* [WHAT TO DO]: Word for word, restate every line of the material.

◆ ◆ ◆ ◆ ◆

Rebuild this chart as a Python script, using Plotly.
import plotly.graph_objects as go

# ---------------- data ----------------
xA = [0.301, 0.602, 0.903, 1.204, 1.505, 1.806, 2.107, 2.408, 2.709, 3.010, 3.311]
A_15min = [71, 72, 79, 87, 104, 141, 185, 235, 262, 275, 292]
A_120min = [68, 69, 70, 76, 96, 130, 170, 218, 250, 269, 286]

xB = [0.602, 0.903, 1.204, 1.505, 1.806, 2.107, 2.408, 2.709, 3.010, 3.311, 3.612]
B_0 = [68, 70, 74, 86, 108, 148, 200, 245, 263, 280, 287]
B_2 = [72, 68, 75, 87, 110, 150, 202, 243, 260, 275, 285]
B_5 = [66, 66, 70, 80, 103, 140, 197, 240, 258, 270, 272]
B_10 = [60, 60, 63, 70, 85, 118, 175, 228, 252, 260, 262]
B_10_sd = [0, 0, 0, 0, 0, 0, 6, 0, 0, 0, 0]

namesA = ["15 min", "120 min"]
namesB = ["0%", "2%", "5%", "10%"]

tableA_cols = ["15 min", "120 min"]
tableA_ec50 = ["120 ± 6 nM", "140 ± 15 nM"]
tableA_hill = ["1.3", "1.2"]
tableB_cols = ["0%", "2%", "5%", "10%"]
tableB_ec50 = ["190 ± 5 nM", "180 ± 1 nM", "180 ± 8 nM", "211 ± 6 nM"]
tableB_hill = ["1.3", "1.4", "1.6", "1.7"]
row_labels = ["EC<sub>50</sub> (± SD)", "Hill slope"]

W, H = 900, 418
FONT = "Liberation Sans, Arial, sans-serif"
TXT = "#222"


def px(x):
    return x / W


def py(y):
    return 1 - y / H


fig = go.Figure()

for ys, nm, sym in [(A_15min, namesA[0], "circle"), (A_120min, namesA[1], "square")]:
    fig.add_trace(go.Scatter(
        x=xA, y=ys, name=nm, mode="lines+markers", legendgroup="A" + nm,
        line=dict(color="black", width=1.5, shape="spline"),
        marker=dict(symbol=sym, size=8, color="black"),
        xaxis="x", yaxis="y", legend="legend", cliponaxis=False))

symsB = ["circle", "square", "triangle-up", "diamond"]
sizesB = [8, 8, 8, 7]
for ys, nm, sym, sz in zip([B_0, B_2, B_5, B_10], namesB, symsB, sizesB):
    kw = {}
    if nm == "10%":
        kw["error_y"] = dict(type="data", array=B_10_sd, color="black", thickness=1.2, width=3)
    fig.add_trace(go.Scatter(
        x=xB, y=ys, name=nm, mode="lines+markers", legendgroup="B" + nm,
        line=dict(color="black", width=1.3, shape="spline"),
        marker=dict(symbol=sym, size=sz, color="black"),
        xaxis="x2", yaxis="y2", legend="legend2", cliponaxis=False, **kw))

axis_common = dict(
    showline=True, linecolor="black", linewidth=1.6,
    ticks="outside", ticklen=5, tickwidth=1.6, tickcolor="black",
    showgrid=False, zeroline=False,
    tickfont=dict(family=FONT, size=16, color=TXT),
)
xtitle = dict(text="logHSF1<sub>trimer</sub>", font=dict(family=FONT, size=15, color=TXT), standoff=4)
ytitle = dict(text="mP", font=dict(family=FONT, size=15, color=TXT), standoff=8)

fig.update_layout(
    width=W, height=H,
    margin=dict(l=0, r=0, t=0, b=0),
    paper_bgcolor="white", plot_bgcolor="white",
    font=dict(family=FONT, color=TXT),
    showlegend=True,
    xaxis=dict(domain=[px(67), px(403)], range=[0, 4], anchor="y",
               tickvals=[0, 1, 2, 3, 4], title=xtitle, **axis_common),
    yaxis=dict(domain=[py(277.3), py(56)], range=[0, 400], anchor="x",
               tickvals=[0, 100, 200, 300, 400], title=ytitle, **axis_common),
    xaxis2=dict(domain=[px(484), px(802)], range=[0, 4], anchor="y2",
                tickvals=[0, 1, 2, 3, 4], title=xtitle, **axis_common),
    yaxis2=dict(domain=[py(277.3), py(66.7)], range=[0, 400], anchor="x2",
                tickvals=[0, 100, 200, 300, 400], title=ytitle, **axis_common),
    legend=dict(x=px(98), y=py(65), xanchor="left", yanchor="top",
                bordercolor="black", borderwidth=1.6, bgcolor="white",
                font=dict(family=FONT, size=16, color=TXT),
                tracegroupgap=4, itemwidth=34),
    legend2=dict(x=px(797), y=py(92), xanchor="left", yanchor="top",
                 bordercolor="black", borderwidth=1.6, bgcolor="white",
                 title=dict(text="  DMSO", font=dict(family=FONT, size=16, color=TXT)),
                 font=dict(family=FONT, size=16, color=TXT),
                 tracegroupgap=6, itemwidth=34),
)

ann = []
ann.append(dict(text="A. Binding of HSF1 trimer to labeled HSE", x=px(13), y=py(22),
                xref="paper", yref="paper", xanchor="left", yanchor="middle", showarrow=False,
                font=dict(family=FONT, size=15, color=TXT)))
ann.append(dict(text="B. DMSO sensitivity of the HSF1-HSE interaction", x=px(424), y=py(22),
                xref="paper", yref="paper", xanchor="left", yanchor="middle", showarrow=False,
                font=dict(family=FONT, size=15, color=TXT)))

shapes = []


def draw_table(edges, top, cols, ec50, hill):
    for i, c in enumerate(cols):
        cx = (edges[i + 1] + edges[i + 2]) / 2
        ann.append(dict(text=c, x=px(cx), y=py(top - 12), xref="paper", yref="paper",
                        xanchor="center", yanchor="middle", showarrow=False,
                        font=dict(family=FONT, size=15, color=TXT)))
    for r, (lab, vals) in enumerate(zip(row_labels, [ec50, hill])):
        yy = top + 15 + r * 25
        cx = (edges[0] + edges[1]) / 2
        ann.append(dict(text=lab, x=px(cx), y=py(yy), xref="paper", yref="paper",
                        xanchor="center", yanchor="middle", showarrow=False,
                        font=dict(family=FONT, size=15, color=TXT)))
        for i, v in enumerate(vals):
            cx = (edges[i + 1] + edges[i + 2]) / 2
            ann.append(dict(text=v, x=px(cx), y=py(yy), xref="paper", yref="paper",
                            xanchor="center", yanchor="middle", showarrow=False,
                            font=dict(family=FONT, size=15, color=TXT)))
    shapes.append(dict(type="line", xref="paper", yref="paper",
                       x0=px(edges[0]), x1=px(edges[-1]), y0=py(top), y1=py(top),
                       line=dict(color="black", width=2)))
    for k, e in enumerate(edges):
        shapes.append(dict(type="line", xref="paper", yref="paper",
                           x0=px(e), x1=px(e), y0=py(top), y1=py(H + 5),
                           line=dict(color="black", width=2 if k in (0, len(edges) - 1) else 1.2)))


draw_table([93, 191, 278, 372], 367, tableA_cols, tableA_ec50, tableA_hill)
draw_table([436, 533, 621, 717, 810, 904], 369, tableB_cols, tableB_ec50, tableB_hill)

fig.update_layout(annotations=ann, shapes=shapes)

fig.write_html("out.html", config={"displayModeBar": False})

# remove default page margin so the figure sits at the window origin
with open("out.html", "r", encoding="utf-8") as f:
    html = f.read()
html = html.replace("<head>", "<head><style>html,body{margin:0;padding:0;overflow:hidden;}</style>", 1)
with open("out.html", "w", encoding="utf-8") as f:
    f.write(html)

◆ ◆ ◆ ◆ ◆

* [TASK RESPONSE]:
Rebuild this chart as a Python script, using Plotly.
import plotly.graph_objects as go

# ---------------- data ----------------
xA = [0.301, 0.602, 0.903, 1.204, 1.505, 1.806, 2.107, 2.408, 2.709, 3.010, 3.311]
A_15min = [71, 72, 79, 87, 104, 141, 185, 235, 262, 275, 292]
A_120min = [68, 69, 70, 76, 96, 130, 170, 218, 250, 269, 286]

xB = [0.602, 0.903, 1.204, 1.505, 1.806, 2.107, 2.408, 2.709, 3.010, 3.311, 3.612]
B_0 = [68, 70, 74, 86, 108, 148, 200, 245, 263, 280, 287]
B_2 = [72, 68, 75, 87, 110, 150, 202, 243, 260, 275, 285]
B_5 = [66, 66, 70, 80, 103, 140, 197, 240, 258, 270, 272]
B_10 = [60, 60, 63, 70, 85, 118, 175, 228, 252, 260, 262]
B_10_sd = [0, 0, 0, 0, 0, 0, 6, 0, 0, 0, 0]

namesA = ["15 min", "120 min"]
namesB = ["0%", "2%", "5%", "10%"]

tableA_cols = ["15 min", "120 min"]
tableA_ec50 = ["120 ± 6 nM", "140 ± 15 nM"]
tableA_hill = ["1.3", "1.2"]
tableB_cols = ["0%", "2%", "5%", "10%"]
tableB_ec50 = ["190 ± 5 nM", "180 ± 1 nM", "180 ± 8 nM", "211 ± 6 nM"]
tableB_hill = ["1.3", "1.4", "1.6", "1.7"]
row_labels = ["EC<sub>50</sub> (± SD)", "Hill slope"]

W, H = 900, 418
FONT = "Liberation Sans, Arial, sans-serif"
TXT = "#222"


def px(x):
    return x / W


def py(y):
    return 1 - y / H


fig = go.Figure()

for ys, nm, sym in [(A_15min, namesA[0], "circle"), (A_120min, namesA[1], "square")]:
    fig.add_trace(go.Scatter(
        x=xA, y=ys, name=nm, mode="lines+markers", legendgroup="A" + nm,
        line=dict(color="black", width=1.5, shape="spline"),
        marker=dict(symbol=sym, size=8, color="black"),
        xaxis="x", yaxis="y", legend="legend", cliponaxis=False))

symsB = ["circle", "square", "triangle-up", "diamond"]
sizesB = [8, 8, 8, 7]
for ys, nm, sym, sz in zip([B_0, B_2, B_5, B_10], namesB, symsB, sizesB):
    kw = {}
    if nm == "10%":
        kw["error_y"] = dict(type="data", array=B_10_sd, color="black", thickness=1.2, width=3)
    fig.add_trace(go.Scatter(
        x=xB, y=ys, name=nm, mode="lines+markers", legendgroup="B" + nm,
        line=dict(color="black", width=1.3, shape="spline"),
        marker=dict(symbol=sym, size=sz, color="black"),
        xaxis="x2", yaxis="y2", legend="legend2", cliponaxis=False, **kw))

axis_common = dict(
    showline=True, linecolor="black", linewidth=1.6,
    ticks="outside", ticklen=5, tickwidth=1.6, tickcolor="black",
    showgrid=False, zeroline=False,
    tickfont=dict(family=FONT, size=16, color=TXT),
)
xtitle = dict(text="logHSF1<sub>trimer</sub>", font=dict(family=FONT, size=15, color=TXT), standoff=4)
ytitle = dict(text="mP", font=dict(family=FONT, size=15, color=TXT), standoff=8)

fig.update_layout(
    width=W, height=H,
    margin=dict(l=0, r=0, t=0, b=0),
    paper_bgcolor="white", plot_bgcolor="white",
    font=dict(family=FONT, color=TXT),
    showlegend=True,
    xaxis=dict(domain=[px(67), px(403)], range=[0, 4], anchor="y",
               tickvals=[0, 1, 2, 3, 4], title=xtitle, **axis_common),
    yaxis=dict(domain=[py(277.3), py(56)], range=[0, 400], anchor="x",
               tickvals=[0, 100, 200, 300, 400], title=ytitle, **axis_common),
    xaxis2=dict(domain=[px(484), px(802)], range=[0, 4], anchor="y2",
                tickvals=[0, 1, 2, 3, 4], title=xtitle, **axis_common),
    yaxis2=dict(domain=[py(277.3), py(66.7)], range=[0, 400], anchor="x2",
                tickvals=[0, 100, 200, 300, 400], title=ytitle, **axis_common),
    legend=dict(x=px(98), y=py(65), xanchor="left", yanchor="top",
                bordercolor="black", borderwidth=1.6, bgcolor="white",
                font=dict(family=FONT, size=16, color=TXT),
                tracegroupgap=4, itemwidth=34),
    legend2=dict(x=px(797), y=py(92), xanchor="left", yanchor="top",
                 bordercolor="black", borderwidth=1.6, bgcolor="white",
                 title=dict(text="  DMSO", font=dict(family=FONT, size=16, color=TXT)),
                 font=dict(family=FONT, size=16, color=TXT),
                 tracegroupgap=6, itemwidth=34),
)

ann = []
ann.append(dict(text="A. Binding of HSF1 trimer to labeled HSE", x=px(13), y=py(22),
                xref="paper", yref="paper", xanchor="left", yanchor="middle", showarrow=False,
                font=dict(family=FONT, size=15, color=TXT)))
ann.append(dict(text="B. DMSO sensitivity of the HSF1-HSE interaction", x=px(424), y=py(22),
                xref="paper", yref="paper", xanchor="left", yanchor="middle", showarrow=False,
                font=dict(family=FONT, size=15, color=TXT)))

shapes = []


def draw_table(edges, top, cols, ec50, hill):
    for i, c in enumerate(cols):
        cx = (edges[i + 1] + edges[i + 2]) / 2
        ann.append(dict(text=c, x=px(cx), y=py(top - 12), xref="paper", yref="paper",
                        xanchor="center", yanchor="middle", showarrow=False,
                        font=dict(family=FONT, size=15, color=TXT)))
    for r, (lab, vals) in enumerate(zip(row_labels, [ec50, hill])):
        yy = top + 15 + r * 25
        cx = (edges[0] + edges[1]) / 2
        ann.append(dict(text=lab, x=px(cx), y=py(yy), xref="paper", yref="paper",
                        xanchor="center", yanchor="middle", showarrow=False,
                        font=dict(family=FONT, size=15, color=TXT)))
        for i, v in enumerate(vals):
            cx = (edges[i + 1] + edges[i + 2]) / 2
            ann.append(dict(text=v, x=px(cx), y=py(yy), xref="paper", yref="paper",
                            xanchor="center", yanchor="middle", showarrow=False,
                            font=dict(family=FONT, size=15, color=TXT)))
    shapes.append(dict(type="line", xref="paper", yref="paper",
                       x0=px(edges[0]), x1=px(edges[-1]), y0=py(top), y1=py(top),
                       line=dict(color="black", width=2)))
    for k, e in enumerate(edges):
        shapes.append(dict(type="line", xref="paper", yref="paper",
                           x0=px(e), x1=px(e), y0=py(top), y1=py(H + 5),
                           line=dict(color="black", width=2 if k in (0, len(edges) - 1) else 1.2)))


draw_table([93, 191, 278, 372], 367, tableA_cols, tableA_ec50, tableA_hill)
draw_table([436, 533, 621, 717, 810, 904], 369, tableB_cols, tableB_ec50, tableB_hill)

fig.update_layout(annotations=ann, shapes=shapes)

fig.write_html("out.html", config={"displayModeBar": False})

# remove default page margin so the figure sits at the window origin
with open("out.html", "r", encoding="utf-8") as f:
    html = f.read()
html = html.replace("<head>", "<head><style>html,body{margin:0;padding:0;overflow:hidden;}</style>", 1)
with open("out.html", "w", encoding="utf-8") as f:
    f.write(html)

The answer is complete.